WHAT YOU ARE ASKED TO DO: Filter this material down to the lines that hold "chart", copying each one.

PROVIDED MATERIAL:

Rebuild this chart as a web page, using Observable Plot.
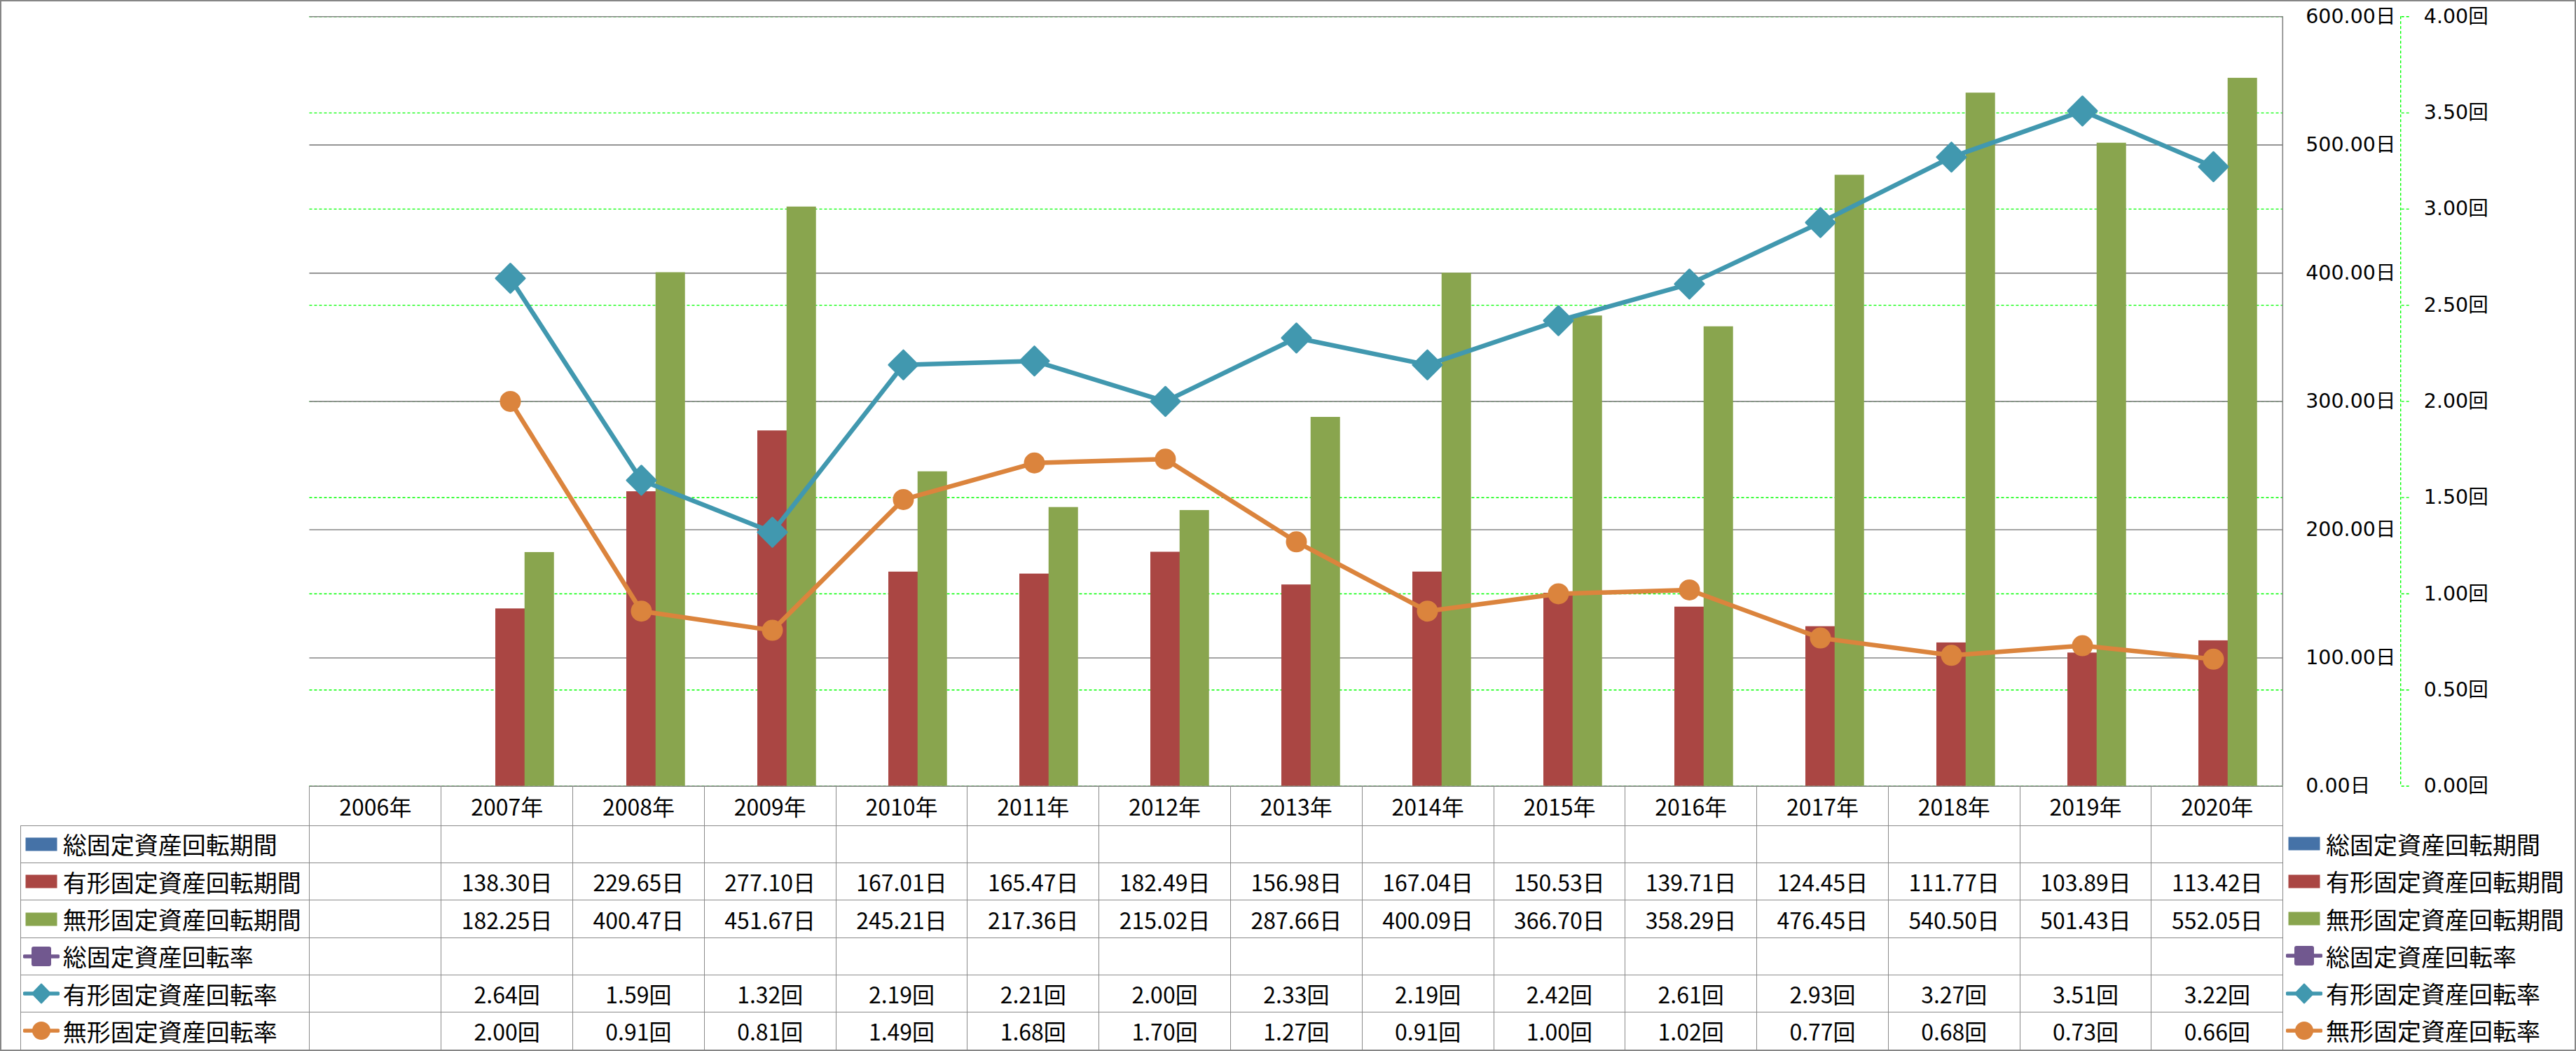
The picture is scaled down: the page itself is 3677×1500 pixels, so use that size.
<!DOCTYPE html>
<html>
<head>
<meta charset="utf-8">
<script src="https://cdn.jsdelivr.net/npm/d3@7"></script>
<script src="https://cdn.jsdelivr.net/npm/@observablehq/plot@0.6"></script>
<style>
html, body { margin: 0; padding: 0; background: #fff; }
#chart { position: relative; width: 3677px; height: 1500px; overflow: hidden; font-family: "Noto Sans CJK JP", sans-serif; color: #000; }
#border { position: absolute; left: 0; top: 0; width: 3677px; height: 1500px; box-sizing: border-box; border: 2px solid #868686; pointer-events: none; z-index: 10; }
#plot { position: absolute; left: 0; top: 0; }
#dtable { position: absolute; border-collapse: collapse; table-layout: fixed; font-family: "Noto Sans CJK JP", sans-serif; }
#dtable td { border-left: 1px solid #8a8a8a; border-right: 1px solid #8a8a8a; border-top: 1.5px solid #8a8a8a; border-bottom: 1.5px solid #8a8a8a; padding: 0; text-align: center; vertical-align: middle; font-size: 32px; white-space: nowrap; overflow: hidden; }
#dtable td.blank { border-top: none; border-left: none; }
#dtable td.lab { text-align: left; font-size: 34px; }
.lab-inner { display: flex; align-items: center; }
.key { width: 52px; height: 30px; flex: none; display: block; }
.ktext { margin-left: 5px; }
#legend { position: absolute; font-size: 34px; }
#legend .row { display: flex; align-items: center; }
</style>
</head>
<body>
<div id="chart">
  <div id="plot"></div>
  <table id="dtable"></table>
  <div id="legend"></div>
  <div id="border"></div>
</div>
<script>
// ---------------- data ----------------
const years = ["2006年","2007年","2008年","2009年","2010年","2011年","2012年","2013年","2014年","2015年","2016年","2017年","2018年","2019年","2020年"];
const totalDays      = [null,null,null,null,null,null,null,null,null,null,null,null,null,null,null];
const tangibleDays   = [null,138.30,229.65,277.10,167.01,165.47,182.49,156.98,167.04,150.53,139.71,124.45,111.77,103.89,113.42];
const intangibleDays = [null,182.25,400.47,451.67,245.21,217.36,215.02,287.66,400.09,366.70,358.29,476.45,540.50,501.43,552.05];
const totalRate      = [null,null,null,null,null,null,null,null,null,null,null,null,null,null,null];
const tangibleRate   = [null,2.64,1.59,1.32,2.19,2.21,2.00,2.33,2.19,2.42,2.61,2.93,3.27,3.51,3.22];
const intangibleRate = [null,2.00,0.91,0.81,1.49,1.68,1.70,1.27,0.91,1.00,1.02,0.77,0.68,0.73,0.66];
const seriesNames = ["総固定資産回転期間","有形固定資産回転期間","無形固定資産回転期間","総固定資産回転率","有形固定資産回転率","無形固定資産回転率"];
const dayTicks  = [0,100,200,300,400,500,600];
const rateTicks = [0,0.5,1,1.5,2,2.5,3,3.5,4];

// ---------------- styles ----------------
const colors = ["#4572A7","#AA4643","#89A54E","#71588F","#4198AF","#DB843D"];
const kinds  = ["bar","bar","bar","square","diamond","circle"];
const W = 3677;
const plotLeft = 441.5, plotRight = 3258.3, plotTop = 23.3, plotBottom = 1121.5, svgH = 1126;
const dayMax = 600, rateMax = 4, k = dayMax / rateMax;
const step = (plotRight - plotLeft) / years.length;
const barW = step / 4.5;   // Excel gap width 150%

const toRows = arr => years.map((year, i) => ({year, v: arr[i]})).filter(d => d.v != null);

const chart = Plot.plot({
  width: W,
  height: svgH,
  marginLeft: plotLeft,
  marginRight: W - plotRight,
  marginTop: plotTop,
  marginBottom: svgH - plotBottom,
  style: {fontFamily: "'DejaVu Sans', 'Noto Sans CJK JP', sans-serif", fontSize: "28.5px", background: "transparent", color: "#000", overflow: "visible"},
  x: {domain: years, paddingInner: 1 - 1/4.5, paddingOuter: (1 - 1/4.5) / 2, axis: null, label: null},
  y: {domain: [0, dayMax], axis: null, label: null},
  marks: [
    Plot.ruleY(rateTicks, {y: d => d * k, stroke: "#00ff00", strokeWidth: 1.4, strokeDasharray: "4,3"}),
    Plot.ruleY(dayTicks, {stroke: "#868686", strokeWidth: 1.6}),
    Plot.barY(toRows(totalDays), {x: "year", y: "v", fill: colors[0], dx: -barW}),
    Plot.barY(toRows(tangibleDays), {x: "year", y: "v", fill: colors[1]}),
    Plot.barY(toRows(intangibleDays), {x: "year", y: "v", fill: colors[2], dx: barW}),
    Plot.line(toRows(totalRate), {x: "year", y: d => d.v * k, stroke: colors[3], strokeWidth: 6.5}),
    Plot.line(toRows(tangibleRate), {x: "year", y: d => d.v * k, stroke: colors[4], strokeWidth: 6.5, strokeLinejoin: "round"}),
    Plot.line(toRows(intangibleRate), {x: "year", y: d => d.v * k, stroke: colors[5], strokeWidth: 6.5, strokeLinejoin: "round"}),
    Plot.dot(toRows(tangibleRate), {x: "year", y: d => d.v * k, symbol: "diamond2", r: 18.5, fill: colors[4], stroke: colors[4], strokeWidth: 3, strokeLinejoin: "round"}),
    Plot.dot(toRows(intangibleRate), {x: "year", y: d => d.v * k, symbol: "circle", r: 14, fill: colors[5], stroke: colors[5], strokeWidth: 2}),
    Plot.axisY({anchor: "right", label: null, ticks: dayTicks, tickSize: 0, tickPadding: 32.4, textAnchor: "start", tickFormat: d => d.toFixed(2) + "日"}),
    Plot.axisY({anchor: "right", label: null, ticks: rateTicks.map(t => t * k), dx: 168.4, tickSize: 11, tickPadding: 21.6, textAnchor: "start",
      stroke: "#00ff00", strokeWidth: 1.4, strokeDasharray: "4,3", fill: "#000",
      tickFormat: d => (d / k).toFixed(2) + "回"})
  ]
});
document.getElementById("plot").appendChild(chart);

// plot-area right border and secondary axis line
const xr = chart.scale("x").range, yr = chart.scale("y").range;
const svg = d3.select(chart);
svg.append("line").attr("x1", xr[1]).attr("x2", xr[1]).attr("y1", yr[1]).attr("y2", yr[0])
  .attr("stroke", "#868686").attr("stroke-width", 1.6);
svg.append("line").attr("x1", xr[1] + 168.4).attr("x2", xr[1] + 168.4).attr("y1", yr[1]).attr("y2", yr[0])
  .attr("stroke", "#00ff00").attr("stroke-width", 1.4).attr("stroke-dasharray", "4,3");

// ---------------- legend keys ----------------
function key(i) {
  const s = d3.create("svg").attr("class", "key").attr("width", 52).attr("height", 30);
  if (kinds[i] === "bar") {
    s.append("rect").attr("x", 3.5).attr("y", 5.5).attr("width", 45).attr("height", 19).attr("fill", colors[i]);
  } else {
    s.append("line").attr("x1", 2).attr("x2", 50).attr("y1", 15).attr("y2", 15)
      .attr("stroke", colors[i]).attr("stroke-width", 5.5).attr("stroke-linecap", "round");
    if (kinds[i] === "square") {
      s.append("rect").attr("x", 12).attr("y", 1).attr("width", 28).attr("height", 28).attr("rx", 3).attr("fill", colors[i]);
    } else if (kinds[i] === "diamond") {
      s.append("path").attr("d", "M26,1.5L39,15L26,28.5L13,15Z").attr("fill", colors[i]).attr("stroke", colors[i]).attr("stroke-width", 2).attr("stroke-linejoin", "round");
    } else {
      s.append("circle").attr("cx", 26).attr("cy", 15).attr("r", 13).attr("fill", colors[i]);
    }
  }
  return s.node();
}

// ---------------- data table ----------------
const rowH = 53.3, headH = 56.3, labW = plotLeft - 28.7;
const table = d3.select("#dtable").style("left", "28.7px").style("top", plotBottom + "px")
  .style("width", (labW + step * years.length) + "px");
const cg = table.append("colgroup");
cg.append("col").style("width", labW + "px");
years.forEach(() => cg.append("col").style("width", step + "px"));
const head = table.append("tr").style("height", headH + "px");
head.append("td").attr("class", "blank");
years.forEach(y => head.append("td").text(y));
const allData = [totalDays, tangibleDays, intangibleDays, totalRate, tangibleRate, intangibleRate];
const units = ["日","日","日","回","回","回"];
allData.forEach((arr, i) => {
  const tr = table.append("tr").style("height", rowH + "px");
  const lab = tr.append("td").attr("class", "lab").append("div").attr("class", "lab-inner").style("padding-left", "3px");
  lab.node().appendChild(key(i));
  lab.append("span").attr("class", "ktext").text(seriesNames[i]);
  arr.forEach(v => tr.append("td").text(v == null ? "" : v.toFixed(2) + units[i]));
});

// ---------------- right legend ----------------
const legend = d3.select("#legend").style("left", "3263px").style("top", (plotBottom + headH) + "px");
seriesNames.forEach((name, i) => {
  const r = legend.append("div").attr("class", "row").style("height", rowH + "px");
  r.node().appendChild(key(i));
  r.append("span").attr("class", "ktext").text(name);
});
</script>
</body>
</html>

REPLY:
Rebuild this chart as a web page, using Observable Plot.
#chart { position: relative; width: 3677px; height: 1500px; overflow: hidden; font-family: "Noto Sans CJK JP", sans-serif; color: #000; }
<div id="chart">
const chart = Plot.plot({
document.getElementById("plot").appendChild(chart);
const xr = chart.scale("x").range, yr = chart.scale("y").range;
const svg = d3.select(chart);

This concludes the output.